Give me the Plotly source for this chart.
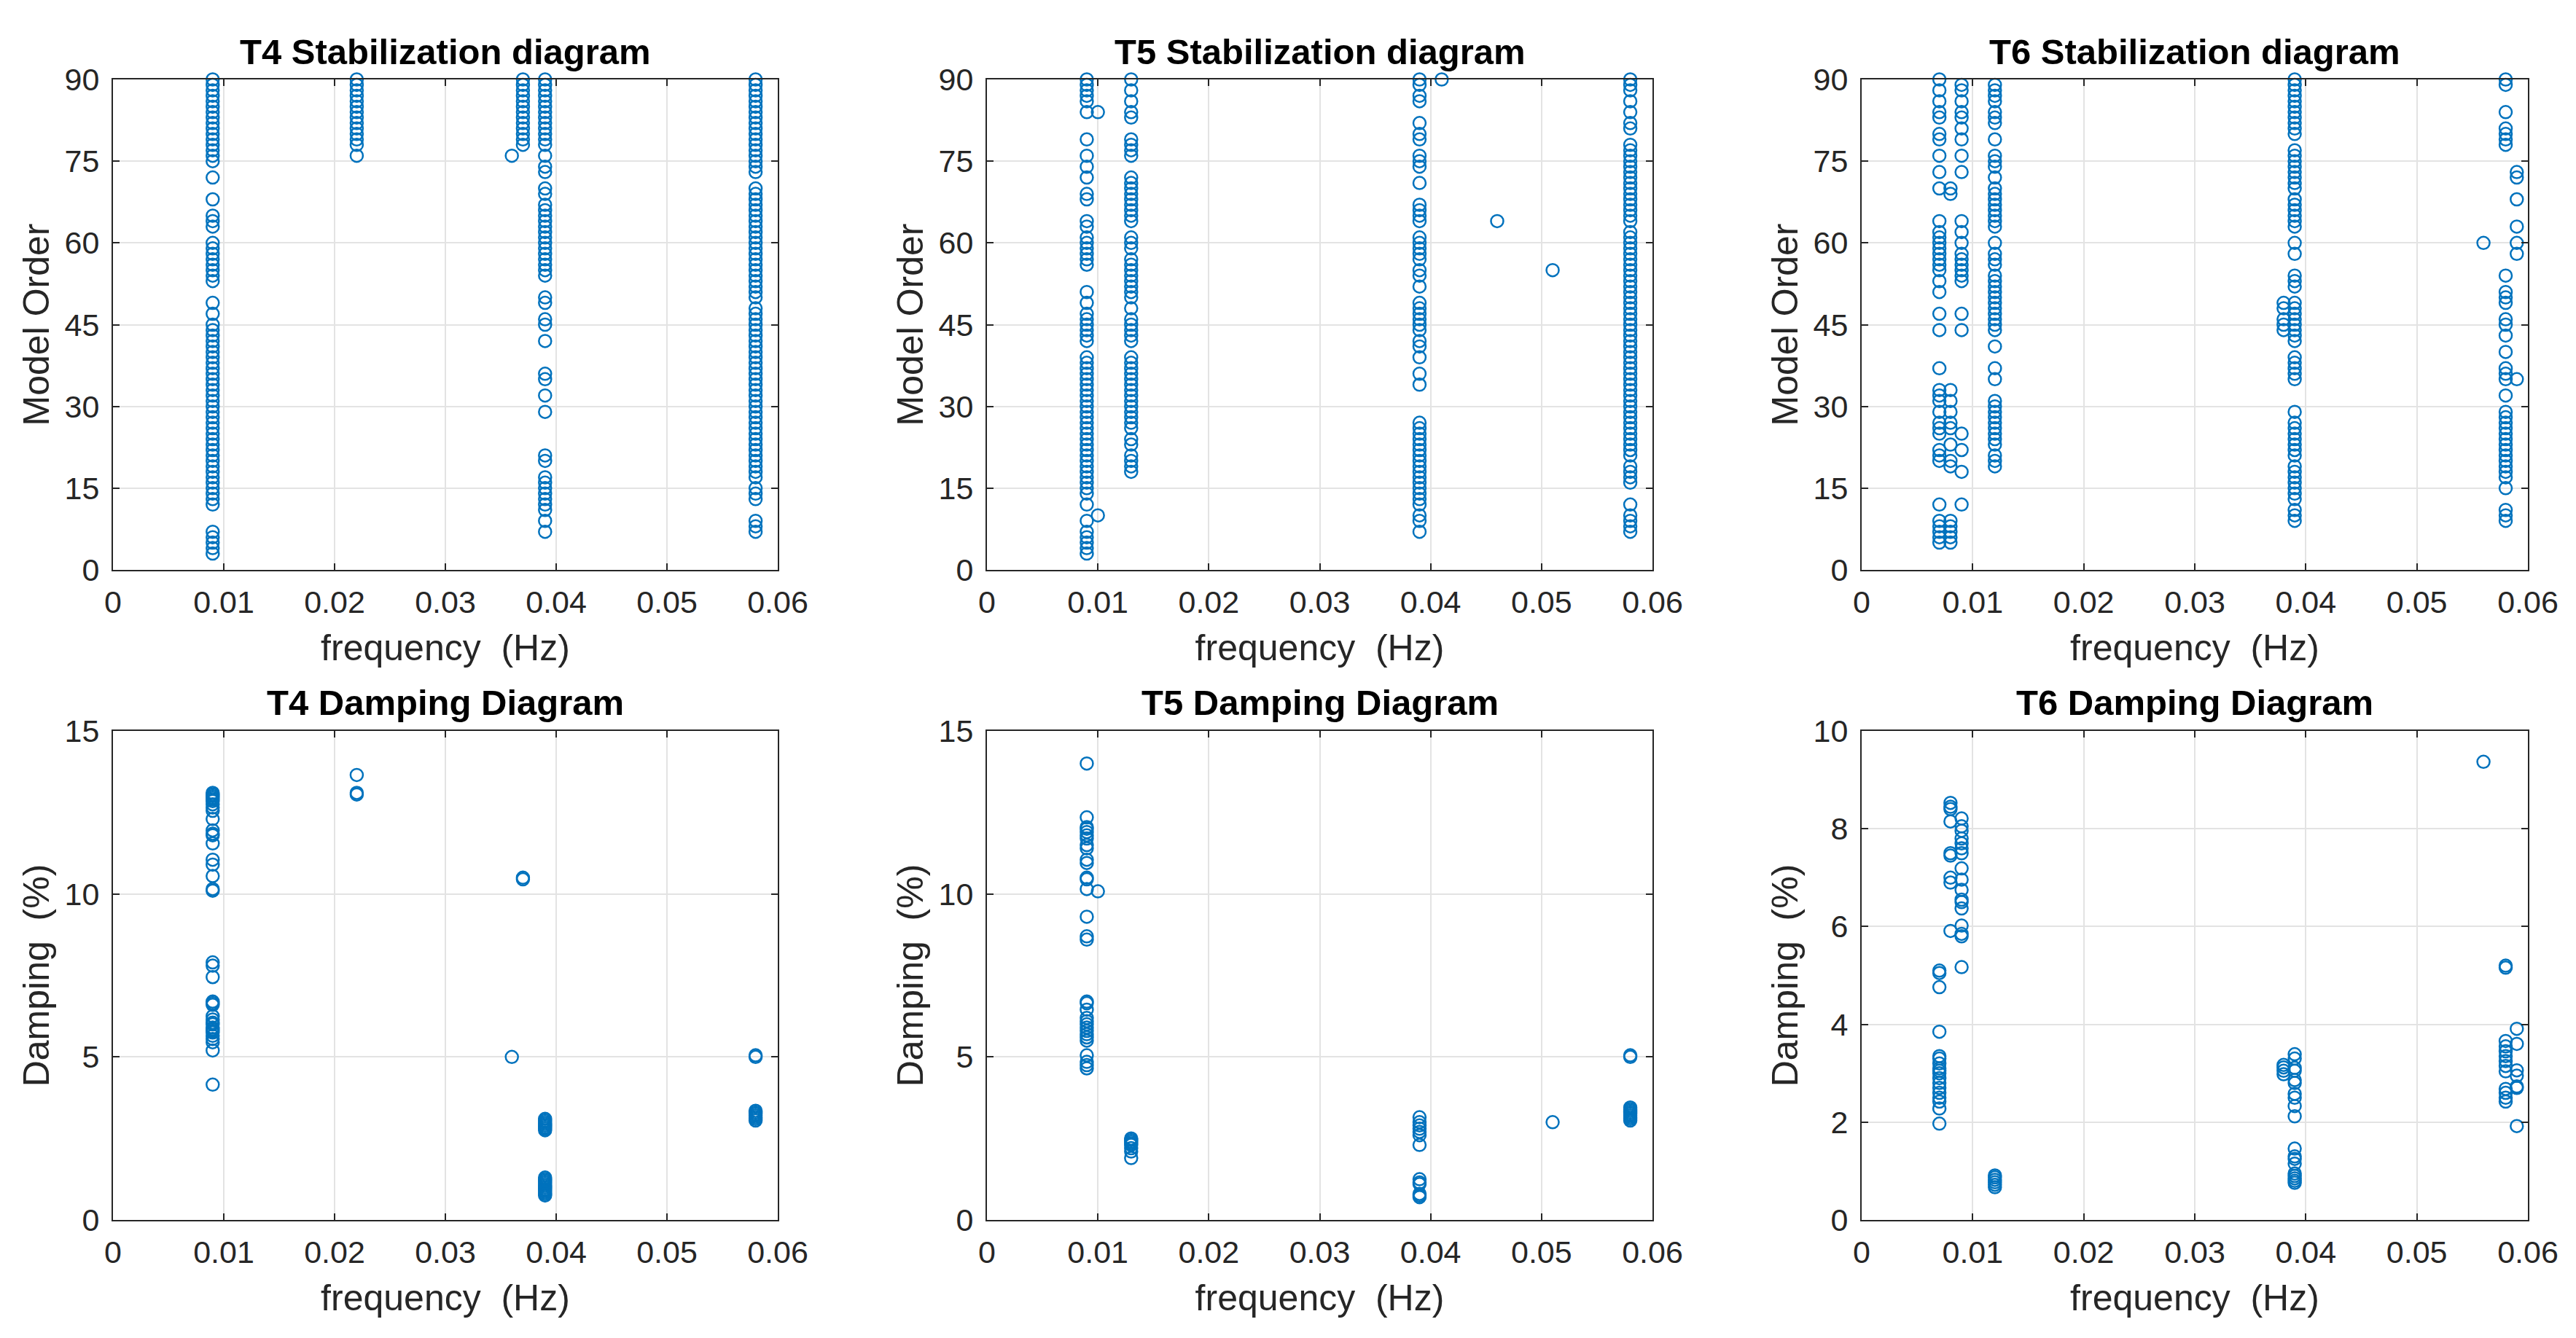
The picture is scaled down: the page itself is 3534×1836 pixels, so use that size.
import plotly.graph_objects as go

# frequencies (Hz) of each pole column and the model orders found there
t4_stab_freq = [0.009, 0.022, 0.036, 0.037, 0.039, 0.058]
t4_stab_order = [
    [3, 4, 5, 6, 7, 12, 13, 14, 15, 16, 17, 18, 19, 20, 21, 22, 23, 24, 25, 26, 27, 28, 29, 30,
     31, 32, 33, 34, 35, 36, 37, 38, 39, 40, 41, 42, 43, 44, 45, 47, 49, 53, 54, 55, 56, 57, 58,
     59, 60, 63, 64, 65, 68, 72, 75, 76, 77, 78, 79, 80, 81, 82, 83, 84, 85, 86, 87, 88, 89, 90],
    [76, 78, 79, 80, 81, 82, 83, 84, 85, 86, 87, 88, 89, 90],
    [76],
    [78, 79, 80, 81, 82, 83, 84, 85, 86, 87, 88, 89, 90],
    [7, 9, 11, 12, 13, 14, 15, 16, 17, 20, 21, 29, 32, 35, 36, 42, 45, 46, 49, 50, 54, 55, 56,
     57, 58, 59, 60, 61, 62, 63, 64, 65, 66, 67, 69, 70, 73, 74, 76, 78, 79, 80, 81, 82, 83, 84,
     85, 86, 87, 88, 89, 90],
    [7, 8, 9, 13, 14, 15, 17, 18, 19, 20, 21, 22, 23, 24, 25, 26, 27, 28, 29, 30, 31, 32, 33, 34,
     35, 36, 37, 38, 39, 40, 41, 42, 43, 44, 45, 46, 47, 48, 50, 51, 52, 53, 54, 55, 56, 57, 58,
     59, 60, 61, 62, 63, 64, 65, 66, 67, 68, 69, 70, 73, 74, 75, 76, 77, 78, 79, 80, 81, 82, 83,
     84, 85, 86, 87, 88, 89, 90],
]

t5_stab_freq = [0.009, 0.010, 0.013, 0.039, 0.041, 0.046, 0.051, 0.058]
t5_stab_order = [
    [3, 4, 5, 6, 7, 9, 12, 14, 15, 16, 17, 18, 19, 20, 21, 22, 23, 24, 25, 26, 27, 28, 29, 30,
     31, 32, 33, 34, 35, 36, 37, 38, 39, 42, 43, 44, 45, 46, 47, 49, 51, 56, 57, 58, 59, 60, 61,
     63, 64, 68, 69, 72, 74, 76, 79, 84, 86, 87, 88, 89, 90],
    [10, 84],
    [18, 19, 20, 21, 23, 24, 26, 27, 28, 29, 30, 31, 32, 33, 34, 35, 36, 37, 38, 39, 42, 43, 44,
     45, 46, 48, 50, 51, 52, 53, 54, 55, 56, 57, 59, 60, 61, 64, 65, 66, 67, 68, 69, 70, 71, 72,
     76, 77, 78, 79, 83, 84, 86, 88, 90],
    [7, 9, 10, 12, 13, 14, 15, 16, 17, 18, 19, 20, 21, 22, 23, 24, 25, 26, 27, 34, 36, 39, 41,
     42, 44, 45, 46, 47, 48, 49, 52, 54, 55, 57, 58, 59, 60, 61, 64, 65, 66, 67, 71, 74, 75, 76,
     79, 80, 82, 86, 87, 89, 90],
    [90],
    [64],
    [55],
    [7, 8, 9, 10, 12, 16, 17, 18, 19, 21, 22, 23, 24, 25, 26, 27, 28, 29, 30, 31, 32, 33, 34, 35,
     36, 37, 38, 39, 40, 41, 42, 43, 44, 45, 46, 47, 48, 49, 50, 51, 52, 53, 54, 55, 56, 57, 58,
     59, 60, 61, 62, 64, 65, 66, 67, 68, 69, 70, 71, 72, 73, 74, 75, 76, 77, 78, 81, 82, 84, 86,
     88, 89, 90],
]

t6_stab_freq = [0.007, 0.008, 0.009, 0.012, 0.038, 0.039, 0.056, 0.058, 0.059]
t6_stab_order = [
    [5, 6, 7, 8, 9, 12, 20, 21, 22, 25, 26, 27, 29, 31, 32, 33, 37, 44, 47, 51, 53, 55, 56, 57,
     58, 59, 60, 61, 62, 64, 70, 73, 76, 79, 80, 83, 84, 86, 88, 90],
    [5, 6, 7, 8, 9, 19, 20, 23, 26, 27, 29, 31, 33, 69, 70],
    [12, 18, 22, 25, 44, 47, 53, 54, 55, 56, 57, 58, 60, 62, 64, 73, 76, 79, 81, 83, 84, 86, 88,
     89],
    [19, 20, 21, 23, 24, 25, 26, 27, 28, 29, 30, 31, 35, 37, 41, 44, 45, 46, 47, 48, 49, 50, 51,
     52, 53, 54, 56, 57, 58, 60, 63, 64, 65, 66, 67, 68, 69, 70, 72, 74, 75, 76, 79, 82, 83, 84,
     86, 87, 88, 89],
    [44, 45, 46, 48, 49],
    [9, 10, 11, 13, 14, 15, 16, 17, 18, 19, 21, 22, 23, 24, 25, 26, 27, 29, 35, 36, 37, 38, 39,
     42, 43, 44, 45, 46, 47, 48, 49, 52, 53, 54, 58, 60, 63, 64, 65, 66, 67, 68, 70, 71, 72, 73,
     74, 75, 76, 77, 80, 81, 82, 83, 84, 85, 86, 87, 88, 89, 90],
    [60],
    [9, 10, 11, 15, 17, 18, 19, 20, 21, 22, 23, 24, 25, 26, 27, 28, 29, 32, 35, 36, 37, 40, 43,
     45, 46, 49, 50, 51, 54, 78, 79, 80, 81, 84, 89, 90],
    [35, 58, 60, 63, 68, 72, 73],
]

# damping ratios (%) of the same pole columns
t4_damp_freq = [0.009, 0.022, 0.036, 0.037, 0.039, 0.058]
t4_damp = [
    [4.15, 5.2, 5.45, 5.55, 5.65, 5.75, 5.8, 5.85, 5.9, 6.0, 6.05, 6.15, 6.25, 6.6, 6.65, 6.7,
     7.45, 7.8, 7.9, 10.1, 10.15, 10.55, 10.9, 11.05, 11.55, 11.8, 11.85, 11.95, 12.3, 12.55,
     12.65, 12.75, 12.85, 12.9, 12.95, 13.0, 13.05, 13.1],
    [13.05, 13.1, 13.65],
    [5.0],
    [10.45, 10.5],
    [0.75, 0.8, 0.85, 0.9, 0.95, 1.0, 1.05, 1.1, 1.15, 1.2, 1.25, 1.3, 2.75, 2.8, 2.85, 2.9,
     2.95, 3.0, 3.05, 3.1],
    [3.05, 3.1, 3.15, 3.2, 3.25, 3.3, 3.35, 5.0, 5.05],
]

t5_damp_freq = [0.009, 0.010, 0.013, 0.039, 0.051, 0.058]
t5_damp = [
    [4.65, 4.75, 4.85, 5.05, 5.5, 5.6, 5.7, 5.8, 5.9, 6.0, 6.1, 6.2, 6.45, 6.65, 6.7, 8.6, 8.7,
     9.3, 10.15, 10.45, 10.5, 10.95, 11.05, 11.4, 11.5, 11.7, 11.8, 11.9, 12.0, 12.05, 12.35,
     14.0],
    [10.08],
    [1.9, 2.1, 2.2, 2.3, 2.35, 2.4, 2.45, 2.5],
    [0.7, 0.75, 0.8, 1.1, 1.15, 1.25, 2.3, 2.6, 2.7, 2.8, 2.9, 3.0, 3.15],
    [3.0],
    [3.05, 3.1, 3.15, 3.2, 3.25, 3.3, 3.35, 3.4, 3.45, 5.0, 5.05],
]

t6_damp_freq = [0.007, 0.008, 0.009, 0.012, 0.038, 0.039, 0.056, 0.058, 0.059]
t6_damp = [
    [1.97, 2.28, 2.42, 2.5, 2.6, 2.7, 2.8, 2.9, 3.0, 3.05, 3.1, 3.2, 3.3, 3.35, 3.85, 4.76,
     5.05, 5.1],
    [5.91, 6.9, 7.0, 7.45, 7.5, 8.15, 8.4, 8.45, 8.53],
    [5.17, 5.8, 5.85, 6.02, 6.37, 6.5, 6.55, 6.75, 6.96, 7.19, 7.5, 7.6, 7.7, 7.8, 7.96, 8.05,
     8.21],
    [0.67, 0.72, 0.77, 0.82, 0.87, 0.91],
    [2.98, 3.05, 3.12, 3.17],
    [0.76, 0.8, 0.85, 0.9, 0.95, 1.15, 1.25, 1.3, 1.46, 2.12, 2.33, 2.5, 2.58, 2.8, 2.86, 3.05,
     3.11, 3.3, 3.39],
    [9.37],
    [2.42, 2.5, 2.6, 2.68, 3.04, 3.15, 3.25, 3.35, 3.45, 3.55, 3.66, 5.16, 5.2],
    [1.92, 2.7, 2.73, 2.95, 3.06, 3.6, 3.91],
]

titles = ["T4 Stabilization diagram", "T5 Stabilization diagram", "T6 Stabilization diagram",
          "T4 Damping Diagram", "T5 Damping Diagram", "T6 Damping Diagram"]

BLUE = "#0072BD"
AX = "#262626"
FONT = "Liberation Sans, Arial, sans-serif"


def flatten(freqs, groups):
    xs, ys = [], []
    for f, vals in zip(freqs, groups):
        for v in vals:
            xs.append(f)
            ys.append(v)
    return xs, ys


panels = [
    flatten(t4_stab_freq, t4_stab_order),
    flatten(t5_stab_freq, t5_stab_order),
    flatten(t6_stab_freq, t6_stab_order),
    flatten(t4_damp_freq, t4_damp),
    flatten(t5_damp_freq, t5_damp),
    flatten(t6_damp_freq, t6_damp),
]

# page body has an 8px margin, so the figure is a bit smaller and positions are shifted
OFF = 8
W, H = 3534 - 2 * OFF, 1836 - 2 * OFF
col_px = [(155, 1067), (1354, 2267), (2554, 3468)]
row_px = [(109, 782), (1003, 1674)]
title_y = [71, 964]

fig = go.Figure()
for i, (xs, ys) in enumerate(panels):
    n = "" if i == 0 else str(i + 1)
    fig.add_trace(go.Scatter(
        x=xs, y=ys, mode="markers", xaxis="x" + n, yaxis="y" + n,
        marker=dict(symbol="circle-open", size=17, color=BLUE, line=dict(width=2.5, color=BLUE)),
        cliponaxis=False, showlegend=False, hoverinfo="x+y"))

    r, c = divmod(i, 3)
    x0, x1 = [p - OFF for p in col_px[c]]
    y0, y1 = [p - OFF for p in row_px[r]]
    if r == 0:
        yrange, ydt, ytitle = [0, 90], 15, "Model Order"
    else:
        ytitle = "Damping\u00a0\u00a0(%)"
        yrange, ydt = ([0, 10], 2) if c == 2 else ([0, 15], 5)

    common = dict(showline=True, linecolor=AX, linewidth=2, mirror="ticks",
                  ticks="inside", ticklen=9, tickwidth=2, tickcolor=AX,
                  showgrid=True, gridcolor="#E3E3E3", gridwidth=2, zeroline=False,
                  tickfont=dict(family=FONT, size=43, color=AX))
    fig.layout["xaxis" + n] = dict(
        domain=[x0 / W, x1 / W], anchor="y" + n, range=[0, 0.06], dtick=0.01, tick0=0,
        title=dict(text="frequency\u00a0\u00a0(Hz)", font=dict(family=FONT, size=50, color=AX),
                   standoff=22),
        ticklabelstandoff=5, **common)
    fig.layout["yaxis" + n] = dict(
        domain=[1 - y1 / H, 1 - y0 / H], anchor="x" + n, range=yrange, dtick=ydt, tick0=0,
        title=dict(text=ytitle, font=dict(family=FONT, size=50, color=AX), standoff=5),
        ticklabelstandoff=8, **common)

    fig.add_annotation(text="<b>%s</b>" % titles[i], x=(x0 + x1) / 2 / W,
                       y=1 - (title_y[r] - OFF) / H,
                       xref="paper", yref="paper", xanchor="center", yanchor="middle",
                       showarrow=False, font=dict(family=FONT, size=49, color="black"))

fig.update_layout(template="none", width=W, height=H, margin=dict(l=0, r=0, t=0, b=0),
                  paper_bgcolor="white", plot_bgcolor="white")

fig.write_html("out.html")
========
**Objective**
Beginning with the line that contains "The picture is" and ending with the line that contains "import plotly.graph_objects as go", repeat exactly those lines and no others.

**Reply to the task**
The picture is scaled down: the page itself is 3534×1836 pixels, so use that size.
import plotly.graph_objects as go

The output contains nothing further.